= Short exercise =
Write out the data below in full, unchanged, minus the images.

+ + +

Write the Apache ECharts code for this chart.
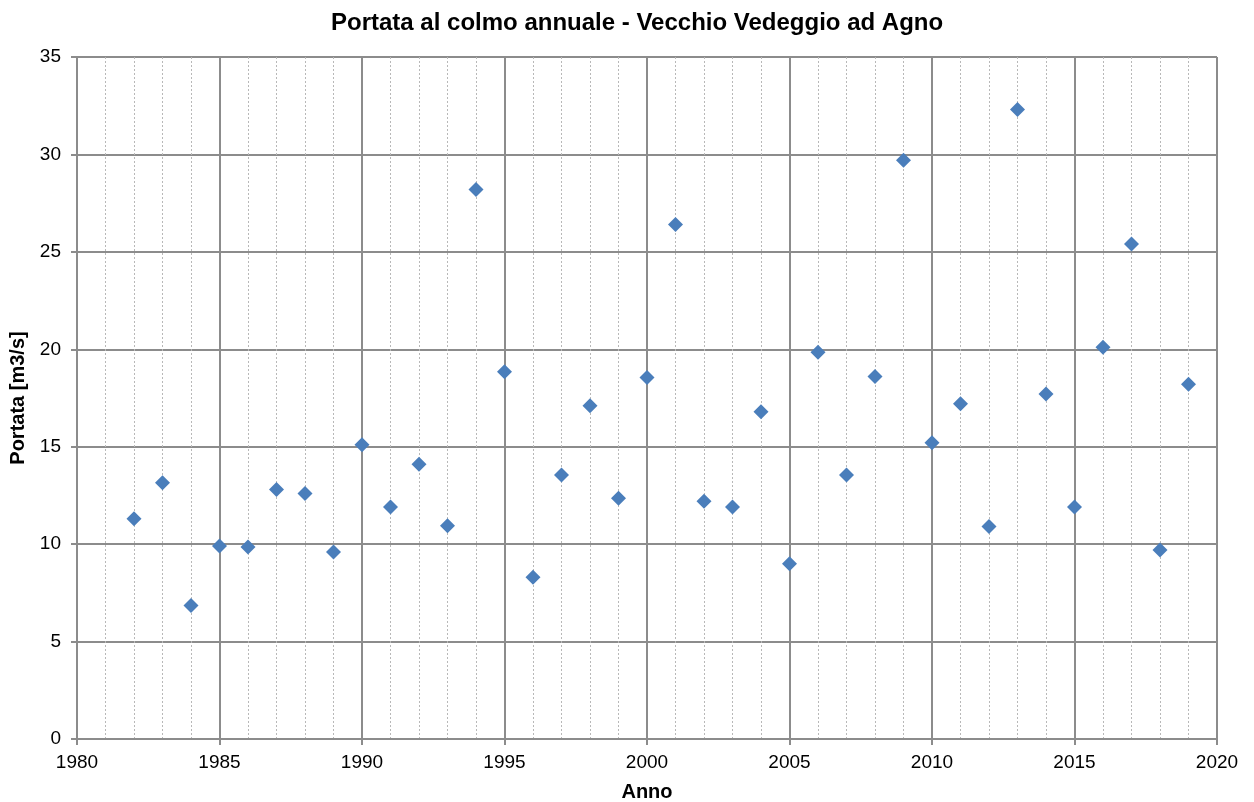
<!DOCTYPE html>
<html>
<head>
<meta charset="utf-8">
<script src="https://cdn.jsdelivr.net/npm/echarts@6/dist/echarts.min.js"></script>
<style>
html,body{margin:0;padding:0;background:#fff;}
#chart{width:1254px;height:802px;}
</style>
</head>
<body>
<div id="chart"></div>
<script>
const years = [1982,1983,1984,1985,1986,1987,1988,1989,1990,1991,1992,1993,1994,1995,1996,1997,1998,1999,2000,2001,2002,2003,2004,2005,2006,2007,2008,2009,2010,2011,2012,2013,2014,2015,2016,2017,2018,2019];
const portata = [11.3,13.15,6.85,9.9,9.85,12.8,12.6,9.6,15.1,11.9,14.1,10.95,28.2,18.85,8.3,13.55,17.1,12.35,18.55,26.4,12.2,11.9,16.8,9.0,19.85,13.55,18.6,29.7,15.2,17.2,10.9,32.3,17.7,11.9,20.1,25.4,9.7,18.2];
const titleText = 'Portata al colmo annuale - Vecchio Vedeggio ad Agno';
const xName = 'Anno';
const yName = 'Portata [m3/s]';

const chart = echarts.init(document.getElementById('chart'), null, {renderer:'canvas'});
const font = 'Liberation Sans, Arial, sans-serif';
const gridColor = '#8c8c8c';
chart.setOption({
  animation:false,
  backgroundColor:'#fff',
  title:{
    text:titleText, left:326, top:6,
    textStyle:{fontFamily:font, fontSize:24, fontWeight:'bold', color:'#000'}
  },
  grid:{left:77, right:37, top:57, bottom:63, containLabel:false, outerBoundsMode:'none'},
  xAxis:{
    type:'value', min:1980, max:2020, interval:5,
    name:xName, nameLocation:'middle', nameGap:43,
    nameTextStyle:{fontFamily:font, fontSize:20, fontWeight:'bold', color:'#000'},
    axisLine:{show:true, onZero:false, lineStyle:{color:gridColor, width:2}},
    axisTick:{show:true, length:6, inside:false, lineStyle:{color:gridColor, width:2}},
    axisLabel:{fontFamily:font, fontSize:19, color:'#000', margin:14, formatter:v=>String(v)},
    splitLine:{show:true, lineStyle:{color:gridColor, width:2}},
    minorTick:{show:false, splitNumber:5},
    minorSplitLine:{show:true, lineStyle:{color:'#b8b8b8', width:1, type:[2,2]}}
  },
  yAxis:{
    type:'value', min:0, max:35, interval:5,
    name:yName, nameLocation:'middle', nameGap:48,
    nameTextStyle:{fontFamily:font, fontSize:20, fontWeight:'bold', color:'#000'},
    axisLine:{show:true, lineStyle:{color:gridColor, width:2}},
    axisTick:{show:true, length:6, lineStyle:{color:gridColor, width:2}},
    axisLabel:{fontFamily:font, fontSize:19, color:'#000', margin:16},
    splitLine:{show:true, lineStyle:{color:gridColor, width:2}}
  },
  series:[{
    type:'scatter',
    data: years.map((y,i)=>[y, portata[i]]),
    symbol:'diamond', symbolSize:15,
    itemStyle:{color:'#4a7ebb', opacity:1}
  }]
});
</script>
</body>
</html>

+ + +

= Task output =
Write the Apache ECharts code for this chart.
<!DOCTYPE html>
<html>
<head>
<meta charset="utf-8">
<script src="https://cdn.jsdelivr.net/npm/echarts@6/dist/echarts.min.js"></script>
<style>
html,body{margin:0;padding:0;background:#fff;}
#chart{width:1254px;height:802px;}
</style>
</head>
<body>
<div id="chart"></div>
<script>
const years = [1982,1983,1984,1985,1986,1987,1988,1989,1990,1991,1992,1993,1994,1995,1996,1997,1998,1999,2000,2001,2002,2003,2004,2005,2006,2007,2008,2009,2010,2011,2012,2013,2014,2015,2016,2017,2018,2019];
const portata = [11.3,13.15,6.85,9.9,9.85,12.8,12.6,9.6,15.1,11.9,14.1,10.95,28.2,18.85,8.3,13.55,17.1,12.35,18.55,26.4,12.2,11.9,16.8,9.0,19.85,13.55,18.6,29.7,15.2,17.2,10.9,32.3,17.7,11.9,20.1,25.4,9.7,18.2];
const titleText = 'Portata al colmo annuale - Vecchio Vedeggio ad Agno';
const xName = 'Anno';
const yName = 'Portata [m3/s]';

const chart = echarts.init(document.getElementById('chart'), null, {renderer:'canvas'});
const font = 'Liberation Sans, Arial, sans-serif';
const gridColor = '#8c8c8c';
chart.setOption({
  animation:false,
  backgroundColor:'#fff',
  title:{
    text:titleText, left:326, top:6,
    textStyle:{fontFamily:font, fontSize:24, fontWeight:'bold', color:'#000'}
  },
  grid:{left:77, right:37, top:57, bottom:63, containLabel:false, outerBoundsMode:'none'},
  xAxis:{
    type:'value', min:1980, max:2020, interval:5,
    name:xName, nameLocation:'middle', nameGap:43,
    nameTextStyle:{fontFamily:font, fontSize:20, fontWeight:'bold', color:'#000'},
    axisLine:{show:true, onZero:false, lineStyle:{color:gridColor, width:2}},
    axisTick:{show:true, length:6, inside:false, lineStyle:{color:gridColor, width:2}},
    axisLabel:{fontFamily:font, fontSize:19, color:'#000', margin:14, formatter:v=>String(v)},
    splitLine:{show:true, lineStyle:{color:gridColor, width:2}},
    minorTick:{show:false, splitNumber:5},
    minorSplitLine:{show:true, lineStyle:{color:'#b8b8b8', width:1, type:[2,2]}}
  },
  yAxis:{
    type:'value', min:0, max:35, interval:5,
    name:yName, nameLocation:'middle', nameGap:48,
    nameTextStyle:{fontFamily:font, fontSize:20, fontWeight:'bold', color:'#000'},
    axisLine:{show:true, lineStyle:{color:gridColor, width:2}},
    axisTick:{show:true, length:6, lineStyle:{color:gridColor, width:2}},
    axisLabel:{fontFamily:font, fontSize:19, color:'#000', margin:16},
    splitLine:{show:true, lineStyle:{color:gridColor, width:2}}
  },
  series:[{
    type:'scatter',
    data: years.map((y,i)=>[y, portata[i]]),
    symbol:'diamond', symbolSize:15,
    itemStyle:{color:'#4a7ebb', opacity:1}
  }]
});
</script>
</body>
</html>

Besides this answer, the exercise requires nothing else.